The economy was a shambles. Millions of Americans were out of work. Saying something drastic needed to be done, the newly elected president announced a massive economic stimulus package aimed at repairing the nation's sagging infrastructure and putting people back to work.

The first "emergency agency" established by President Franklin D. Roosevelt was the Civilian Conservation Corps, which eventually put 3 million men to work in the national park system.

Yosemite National Park's Half Dome is reflected in the Merced River in this view from Sentinel Bridge. Members of the Civilian Conservation Corps replaced climbing cables on the mountain, among other projects in the park.

The Yosemite Valley can be seen from inside the Wawona Tunnel, which CCC crews constructed in 1933.

Snow covers the banks of the Merced River and the Pohono Bridge in Yosemite National Park. Citing the CCC as a model, the National Parks Conservation Assn., is pushing for the development of a National Park Service Corps. The group estimates that investing stimulus funds in parks would create roughly 50,000 jobs.
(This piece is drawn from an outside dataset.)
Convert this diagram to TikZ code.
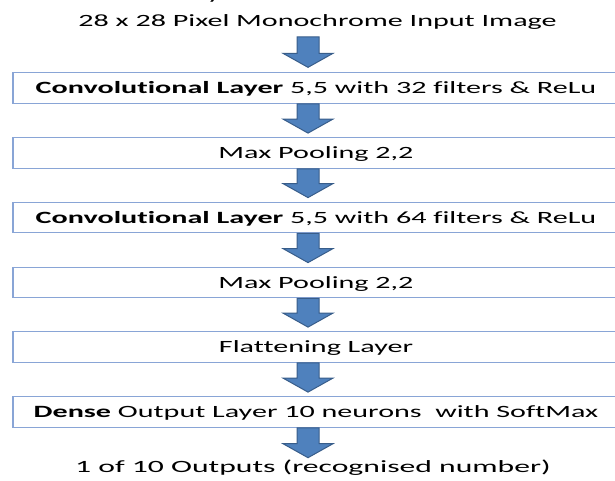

The setting sun lights the face of El Capitan, left, and of Half Dome, far right, in Yosemite National Park. There were about 600 CCC camps in various national parks during the program’s 10 years. Yosemite had more than most, with 10 encampments scattered throughout the park, from the Valley’s meadows to the high country and atop El Capitan.
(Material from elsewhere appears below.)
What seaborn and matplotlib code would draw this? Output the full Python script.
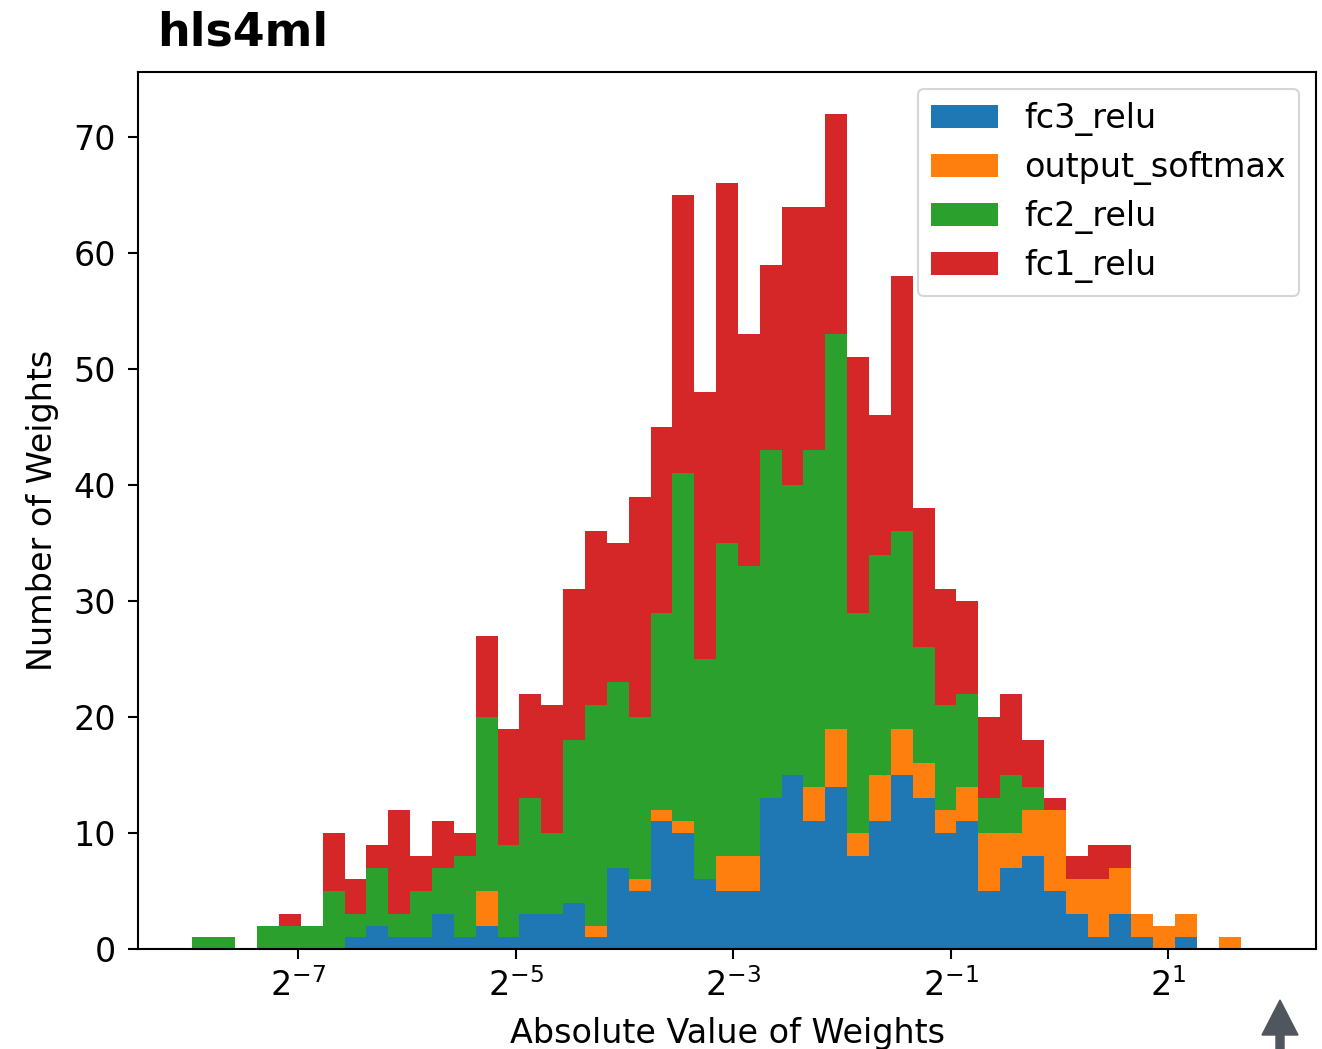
import numpy as np
import pandas as pd
import matplotlib
matplotlib.use("Agg")
import matplotlib.pyplot as plt
from matplotlib.patches import Patch, FancyArrow
import seaborn as sns

# Histogram binning in log2(|w|) space
LOG2_LO = -7.983
BIN_W = 0.201
N_BINS = 49

# Per-layer weight counts in each bin (low to high |w|)
fc3_relu = [0, 0, 0, 0, 0, 0, 0, 1, 2, 1, 1, 3, 1, 2, 1, 3, 3, 4, 1, 7,
            5, 11, 10, 6, 5, 5, 13, 15, 11, 14, 8, 11, 15, 13, 10, 11, 5, 7, 8, 5,
            3, 1, 3, 1, 0, 1, 0, 0, 0]
output_softmax = [0, 0, 0, 0, 0, 0, 0, 0, 0, 0, 0, 0, 0, 3, 0, 0, 0, 0, 1, 0,
                  1, 1, 1, 0, 3, 3, 0, 0, 3, 5, 2, 4, 4, 3, 2, 3, 5, 3, 4, 7,
                  3, 5, 4, 2, 2, 2, 0, 1, 0]
fc2_relu = [1, 1, 0, 2, 2, 2, 5, 2, 5, 2, 4, 4, 7, 15, 8, 10, 7, 14, 19, 16,
            14, 17, 30, 19, 27, 25, 30, 25, 29, 34, 19, 19, 17, 10, 9, 8, 3, 5, 2, 0,
            0, 0, 0, 0, 0, 0, 0, 0, 0]
fc1_relu = [0, 0, 0, 0, 1, 0, 5, 3, 2, 9, 3, 4, 2, 7, 10, 9, 11, 13, 15, 12,
            19, 16, 24, 23, 31, 20, 16, 24, 21, 19, 22, 12, 22, 12, 10, 8, 7, 7, 4, 1,
            2, 3, 2, 0, 0, 0, 0, 0, 0]

layers = ["fc3_relu", "output_softmax", "fc2_relu", "fc1_relu"]
layer_counts = [fc3_relu, output_softmax, fc2_relu, fc1_relu]
colors = ["#1f77b4", "#ff7f0e", "#2ca02c", "#d62728"]

xtick_pows = [-7, -5, -3, -1, 1]

edges = LOG2_LO + BIN_W * np.arange(N_BINS + 1)
centers = 0.5 * (edges[:-1] + edges[1:])

df = pd.concat(
    [pd.DataFrame({"log2w": centers, "count": c, "layer": name})
     for name, c in zip(layers, layer_counts)],
    ignore_index=True,
)

sns.set_style("ticks")
plt.rcParams.update({
    "font.family": ["DejaVu Sans"],
    "font.size": 24,
    "axes.edgecolor": "black",
    "axes.linewidth": 1.5,
    "xtick.color": "black",
    "ytick.color": "black",
    "xtick.major.width": 1.5,
    "ytick.major.width": 1.5,
    "xtick.major.size": 7,
    "ytick.major.size": 7,
    "text.color": "black",
    "axes.labelcolor": "black",
})

fig = plt.figure(figsize=(13.22, 10.49), dpi=100)
ax = fig.add_axes([138 / 1322, 1 - 949 / 1049, (1316 - 138) / 1322, (949 - 72) / 1049])

# Seaborn stacks the last hue level at the bottom, so feed the order reversed
sns.histplot(
    data=df, x="log2w", weights="count", hue="layer",
    hue_order=layers[::-1], palette=dict(zip(layers, colors)),
    bins=edges.tolist(), multiple="stack", element="bars",
    alpha=1.0, linewidth=0, legend=False, ax=ax,
)

ax.set_yticks(np.arange(0, 71, 10))
ax.set_xticks(xtick_pows)
ax.set_xticklabels([f"$2^{{{p}}}$" for p in xtick_pows])
ax.tick_params(axis="x", labelsize=24, pad=7)
ax.tick_params(axis="y", labelsize=24, pad=9)
ax.set_xlabel("Absolute Value of Weights", fontsize=24, labelpad=10)
ax.set_ylabel("Number of Weights", fontsize=24, labelpad=10)
for s in ax.spines.values():
    s.set_visible(True)
    s.set_color("black")

handles = [Patch(facecolor=c, edgecolor="none", label=n) for n, c in zip(layers, colors)]
leg = ax.legend(
    handles=handles, loc="upper right", fontsize=24,
    handlelength=2.0, handleheight=0.7, handletextpad=0.8,
    labelspacing=0.45, borderpad=0.4, borderaxespad=0.5,
    frameon=True, fancybox=True, framealpha=0.8,
)
leg.get_frame().set_edgecolor("#cccccc")
leg.get_frame().set_linewidth(1.5)

fig.text(157 / 1322, 1 - 33 / 1049, "hls4ml", fontsize=33, fontweight="bold",
         ha="left", va="center")

# small scroll-up arrow in the lower-right corner
fig.add_artist(FancyArrow(12.80, 0.0, 0.0, 0.49, width=0.08, head_width=0.36,
                          head_length=0.35, length_includes_head=True,
                          color="#50565d", transform=fig.dpi_scale_trans))

fig.savefig("out.png", dpi=100)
Sparks rise from a roaring fire at the Lodge at Yosemite Falls in Yosemite National Park. The rustic, rock-and-timber buildings and massive lodges constructed by highly skilled CCC artisans are now famously part of the national parks’ visual style, often referred to as “parkitecture.”
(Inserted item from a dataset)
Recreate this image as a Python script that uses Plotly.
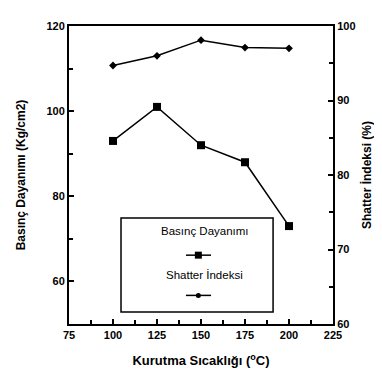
import plotly.graph_objects as go

temps = [100, 125, 150, 175, 200]
basinc = [93, 101, 92, 88, 73]
shatter = [94.7, 96.0, 98.1, 97.1, 97.0]

x_ticks = [75, 100, 125, 150, 175, 200, 225]
y1_ticks = [60, 80, 100, 120]
y2_ticks = [60, 70, 80, 90, 100]

FONT = "Liberation Sans"
tickfont = dict(family=FONT, size=11, color="black", weight="bold")

fig = go.Figure()
fig.add_trace(go.Scatter(x=temps, y=basinc, mode="lines+markers", name="Basınç Dayanımı",
                         line=dict(color="black", width=1.5),
                         marker=dict(symbol="square", size=8, color="black"),
                         showlegend=False))
fig.add_trace(go.Scatter(x=temps, y=shatter, mode="lines+markers", name="Shatter İndeksi",
                         yaxis="y2", line=dict(color="black", width=1.5),
                         marker=dict(symbol="diamond", size=6, color="black"),
                         showlegend=False))

fig.update_layout(
    width=382, height=377,
    margin=dict(l=61, r=57, t=13, b=61),
    paper_bgcolor="white", plot_bgcolor="white",
    xaxis=dict(range=[75, 225], tickvals=x_ticks, showline=True, linecolor="black", linewidth=2,
               mirror=True, ticks="inside", ticklen=5, tickcolor="black", tickwidth=1.5,
               minor=dict(dtick=12.5, tick0=75, ticks="inside", ticklen=4, tickcolor="black"),
               showgrid=False, zeroline=False, tickfont=tickfont,
               title=dict(text="Kurutma Sıcaklığı (<sup>o</sup>C)", standoff=16,
                          font=dict(family=FONT, size=13, color="black", weight="bold"))),
    yaxis=dict(range=[50, 120], tickvals=y1_ticks, showline=True, linecolor="black", linewidth=2,
               ticks="inside", ticklen=5, tickcolor="black", tickwidth=1.5,
               minor=dict(dtick=10, tick0=50, ticks="inside", ticklen=4, tickcolor="black"),
               showgrid=False, zeroline=False, tickfont=tickfont,
               title=dict(text="Basınç Dayanımı (Kg/cm2)", standoff=18,
                          font=dict(family=FONT, size=12, color="black", weight="bold"))),
    yaxis2=dict(range=[60, 100], tickvals=y2_ticks, overlaying="y", side="right",
                showline=True, linecolor="black", linewidth=2,
                ticks="inside", ticklen=5, tickcolor="black", tickwidth=1.5,
                minor=dict(dtick=5, tick0=60, ticks="inside", ticklen=4, tickcolor="black"),
                showgrid=False, zeroline=False, tickfont=tickfont,
                title=dict(text="Shatter İndeksi (%)", standoff=8,
                           font=dict(family=FONT, size=12, color="black", weight="bold"))),
)

# custom legend box (text above symbol, as in reference)
shapes = [dict(type="rect", xref="paper", yref="paper", x0=0.197, x1=0.773, y0=0.040, y1=0.356,
               line=dict(color="black", width=1.5), fillcolor="white", layer="above")]
for yy, sym in [(0.231, "square"), (0.096, "circle")]:
    shapes.append(dict(type="line", xref="paper", yref="paper", x0=0.443, x1=0.538, y0=yy, y1=yy,
                       line=dict(color="black", width=1.5), layer="above"))
    if sym == "square":
        shapes.append(dict(type="rect", xref="paper", yref="paper", xsizemode="pixel", ysizemode="pixel",
                           xanchor=0.490, yanchor=yy, x0=-3.5, x1=3.5, y0=-3.5, y1=3.5,
                           fillcolor="black", line=dict(width=0), layer="above"))
    else:
        shapes.append(dict(type="circle", xref="paper", yref="paper", xsizemode="pixel", ysizemode="pixel",
                           xanchor=0.490, yanchor=yy, x0=-2.5, x1=2.5, y0=-2.5, y1=2.5,
                           fillcolor="black", line=dict(width=0), layer="above"))
fig.update_layout(shapes=shapes)
for txt, yy in [("Basınç Dayanımı", 0.284), ("Shatter İndeksi", 0.139)]:
    fig.add_annotation(text=txt, xref="paper", yref="paper", x=0.515, y=yy, showarrow=False,
                       font=dict(family=FONT, size=11.5, color="black"))

fig.write_html("out.html")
Light from a dining room at Yosemite's Ahwahnee Hotel glows on the snow-covered ground outside. The park’s 6,816 CCC enrollees built walls and buildings using rocks and trees. Those projects remain in the park today and help create Yosemite’s rustic look.

The rising sun casts a deep shadow on granite walls in a view from Yosemite's Cook Meadow. About 300,000 men joined the CCC in three months, which at the time was the most rapid large-scale mobilization of men the country had ever witnessed.